--- Begin Dataset entries ---

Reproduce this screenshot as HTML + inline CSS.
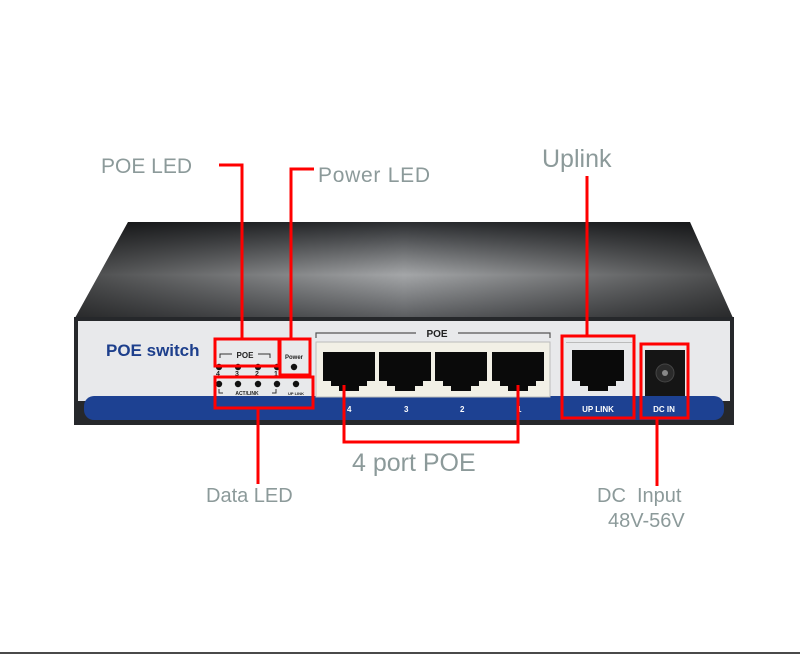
<!DOCTYPE html>
<html><head><meta charset="utf-8"><style>
html,body{margin:0;padding:0;background:#fff;width:800px;height:654px;overflow:hidden}
svg{display:block}
.l{font-family:"Liberation Sans","DejaVu Sans",sans-serif;fill:#8c9a9a}
.w{font-family:"Liberation Sans",sans-serif;fill:#fff;font-weight:bold}
.k{font-family:"Liberation Sans",sans-serif;fill:#222;font-weight:bold}
</style></head><body>
<svg width="800" height="654" viewBox="0 0 800 654" xmlns="http://www.w3.org/2000/svg">
<defs>
<linearGradient id="top" x1="0" y1="0" x2="0" y2="1">
<stop offset="0" stop-color="#2b2d30"/><stop offset="0.55" stop-color="#a4a6a8"/><stop offset="1" stop-color="#5a5c5f"/>
</linearGradient>
<linearGradient id="toph" x1="0" y1="0" x2="1" y2="0">
<stop offset="0" stop-color="#000" stop-opacity="0.55"/><stop offset="0.5" stop-color="#000" stop-opacity="0"/><stop offset="1" stop-color="#000" stop-opacity="0.55"/>
</linearGradient>
</defs>
<polygon points="128,222 690,222 733,318 75,318" fill="url(#top)"/>
<polygon points="128,222 690,222 733,318 75,318" fill="url(#toph)"/>
<rect x="74" y="317" width="660" height="108" fill="#26282b"/>
<rect x="78" y="321" width="652" height="80" fill="#e8e9eb"/>
<rect x="84" y="396" width="640" height="24" rx="10" fill="#1d4192"/>
<text x="106" y="356" font-family="Liberation Sans,sans-serif" font-weight="bold" font-size="17" fill="#1d3f8c">POE switch</text>
<path d="M220,358 v-4 h12 M258,354 h12 v4" stroke="#333" fill="none"/>
<text x="245" y="358" class="k" font-size="8" text-anchor="middle">POE</text>
<text x="294" y="359" class="k" font-size="6" text-anchor="middle">Power</text>
<g fill="#111">
<circle cx="219" cy="367" r="3.2"/><circle cx="238" cy="367" r="3.2"/><circle cx="258" cy="367" r="3.2"/><circle cx="277" cy="367" r="3.2"/><circle cx="294" cy="367" r="3.2"/>
<circle cx="219" cy="384" r="3.2"/><circle cx="238" cy="384" r="3.2"/><circle cx="258" cy="384" r="3.2"/><circle cx="277" cy="384" r="3.2"/><circle cx="296" cy="384" r="3.2"/>
</g>
<g class="k" font-size="7"><text x="216" y="376">4</text><text x="235" y="376">3</text><text x="255" y="376">2</text><text x="274" y="376">1</text></g>
<text x="247" y="395" class="k" font-size="5" text-anchor="middle">ACT/LINK</text>
<text x="296" y="395" class="k" font-size="4" text-anchor="middle">UP LINK</text>
<path d="M219,389 v4 h4 M276,389 v4 h-4" stroke="#333" fill="none"/>
<path d="M316,338 v-5 h100 M458,333 h92 v5" stroke="#555" fill="none" stroke-width="1.2"/>
<text x="437" y="337" class="k" font-size="10" text-anchor="middle">POE</text>
<rect x="316" y="342" width="234" height="55" fill="#f2f0e6" stroke="#bbb"/>
<g fill="#0a0a0a">
<path d="M323,352 h52 v29 h-8 v5 h-8 v5 h-20 v-5 h-8 v-5 h-8z"/>
<path d="M379,352 h52 v29 h-8 v5 h-8 v5 h-20 v-5 h-8 v-5 h-8z"/>
<path d="M435,352 h52 v29 h-8 v5 h-8 v5 h-20 v-5 h-8 v-5 h-8z"/>
<path d="M492,352 h52 v29 h-8 v5 h-8 v5 h-20 v-5 h-8 v-5 h-8z"/>
<path d="M572,350 h52 v31 h-8 v5 h-8 v5 h-20 v-5 h-8 v-5 h-8z"/>
</g>
<rect x="566" y="342" width="66" height="1" fill="#bbb"/>
<rect x="645" y="350" width="40" height="46" fill="#151515"/>
<circle cx="665" cy="373" r="9" fill="#2a2a2a" stroke="#444"/>
<circle cx="665" cy="373" r="3" fill="#888"/>
<g class="w" font-size="8"><text x="347" y="412">4</text><text x="404" y="412">3</text><text x="460" y="412">2</text><text x="517" y="412">1</text>
<text x="598" y="412" text-anchor="middle">UP LINK</text><text x="664" y="412" text-anchor="middle">DC IN</text></g>
<g stroke="#f00" stroke-width="3" fill="none">
<rect x="215" y="339" width="64" height="27"/>
<rect x="280" y="339" width="30" height="36"/>
<rect x="215" y="377" width="98" height="31"/>
<rect x="562" y="336" width="72" height="82"/>
<rect x="641" y="344" width="47" height="74"/>
<polyline points="219,165 242,165 242,339"/>
<polyline points="314,169 291,169 291,339"/>
<line x1="587" y1="176" x2="587" y2="336"/>
<line x1="258" y1="408" x2="258" y2="484"/>
<polyline points="344,385 344,442 518,442 518,385"/>
<line x1="657" y1="418" x2="657" y2="486"/>
</g>
<g class="l">
<text x="101" y="173" font-size="21">POE  LED</text>
<text x="318" y="182" font-size="21" textLength="112">Power  LED</text>
<text x="542" y="167" font-size="25">Uplink</text>
<text x="352" y="471" font-size="25">4 port POE</text>
<text x="206" y="502" font-size="20">Data LED</text>
<text x="597" y="502" font-size="20" xml:space="preserve">DC  Input</text>
<text x="608" y="527" font-size="20">48V-56V</text>
</g>
<rect x="0" y="652" width="800" height="2" fill="#4a4a4a"/>
</svg>
</body></html>
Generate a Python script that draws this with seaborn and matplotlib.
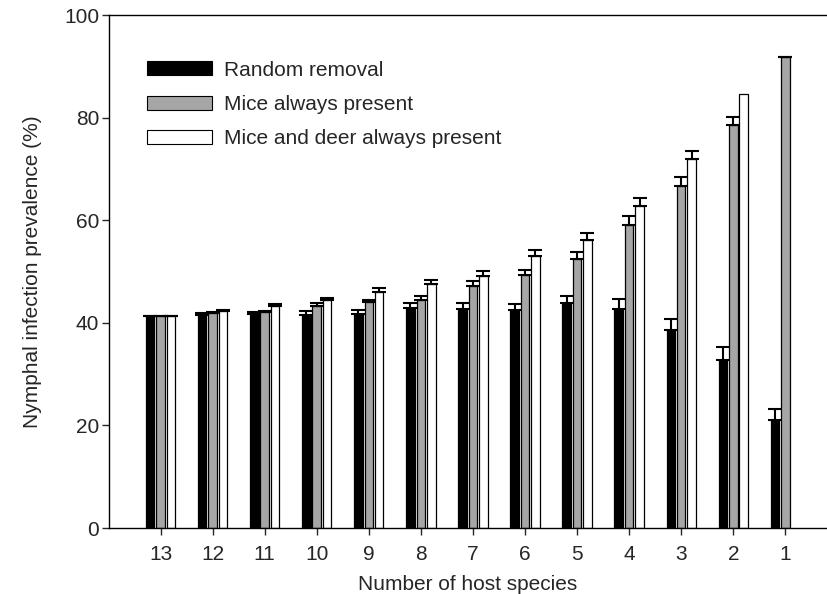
import numpy as np
import pandas as pd
import matplotlib
matplotlib.use("Agg")
import matplotlib.pyplot as plt
import seaborn as sns

# host species richness, from 13 down to 1
species = ["13", "12", "11", "10", "9", "8", "7", "6", "5", "4", "3", "2", "1"]
scenarios = ["Random removal", "Mice always present", "Mice and deer always present"]

random_removal = [41.4, 41.6, 41.7, 41.6, 41.8, 42.9, 42.8, 42.5, 43.8, 42.8, 38.7, 32.7, 21.0]
mice_present = [41.4, 41.9, 42.2, 43.3, 44.0, 44.5, 47.2, 49.4, 52.4, 59.1, 66.6, 78.5, 91.8]
mice_deer_present = [41.4, 42.3, 43.2, 44.4, 46.1, 47.5, 49.2, 53.1, 56.1, 62.7, 71.9, 84.6, np.nan]

# upper error (SE) above each bar
random_err = [0.0, 0.3, 0.4, 0.7, 0.7, 1.0, 1.0, 1.2, 1.5, 1.8, 2.1, 2.5, 2.2]
mice_err = [0.0, 0.3, 0.2, 0.5, 0.5, 0.7, 0.9, 1.0, 1.4, 1.8, 1.9, 1.7, 0.0]
mice_deer_err = [0.0, 0.3, 0.4, 0.5, 0.7, 0.8, 1.0, 1.1, 1.4, 1.6, 1.6, np.nan, np.nan]

rows = []
for name, vals, errs in zip(scenarios,
                            [random_removal, mice_present, mice_deer_present],
                            [random_err, mice_err, mice_deer_err]):
    for sp, v, e in zip(species, vals, errs):
        if not np.isnan(v):
            rows.append({"species": sp, "scenario": name, "prevalence": v, "err": e})
df = pd.DataFrame(rows)

sns.set_style("ticks")
plt.rcParams["font.family"] = ["Liberation Sans", "DejaVu Sans"]

fig = plt.figure(figsize=(8.27, 5.94), dpi=100)
ax = fig.add_axes([0.1318, 0.111, 0.8682, 0.8636])

colors = ["#000000", "#a6a6a6", "#ffffff"]
sns.barplot(data=df, x="species", y="prevalence", hue="scenario",
            order=species, hue_order=scenarios, palette=colors,
            width=0.6, gap=0.18, errorbar=None, edgecolor="black",
            linewidth=0.9, ax=ax)

# one-sided error bars on top of each bar
err_lookup = {s: e for s, e in zip(scenarios, [random_err, mice_err, mice_deer_err])}
for name, cont in zip(scenarios, ax.containers):
    for bar in cont:
        h = bar.get_height()
        if np.isnan(h):
            continue
        xc = bar.get_x() + bar.get_width() / 2
        idx = int(round(xc))
        e = err_lookup[name][idx]
        if np.isnan(e):
            continue
        ax.errorbar(xc, h, yerr=[[0], [e]], fmt="none", ecolor="black",
                    elinewidth=1.5, capsize=4.8, capthick=1.5)

ax.set_xlim(-0.99, 12.8)
ax.set_ylim(0, 100)
ax.set_yticks([0, 20, 40, 60, 80, 100])
ax.set_xlabel("Number of host species", fontsize=15, labelpad=8)
ax.set_ylabel("Nymphal infection prevalence (%)", fontsize=15, labelpad=16)
ax.tick_params(axis="both", labelsize=15, length=5, width=1, direction="out")
ax.tick_params(axis="x", pad=7)
ax.tick_params(axis="y", pad=2)

ax.spines["right"].set_visible(False)
for side in ["left", "bottom", "top"]:
    ax.spines[side].set_linewidth(1.0)
    ax.spines[side].set_color("black")

leg = ax.legend(loc="upper left", bbox_to_anchor=(0.027, 0.948), frameon=False,
                fontsize=15, handlelength=3.1, handleheight=0.67,
                labelspacing=0.74, handletextpad=0.6)
for patch in leg.get_patches():
    patch.set_edgecolor("black")
    patch.set_linewidth(0.8)

fig.savefig("out.png", dpi=100)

--- End Dataset entries ---

Goal
Isolate the lines above that contain the word "seaborn" and copy them.

Correct answer
Generate a Python script that draws this with seaborn and matplotlib.
import seaborn as sns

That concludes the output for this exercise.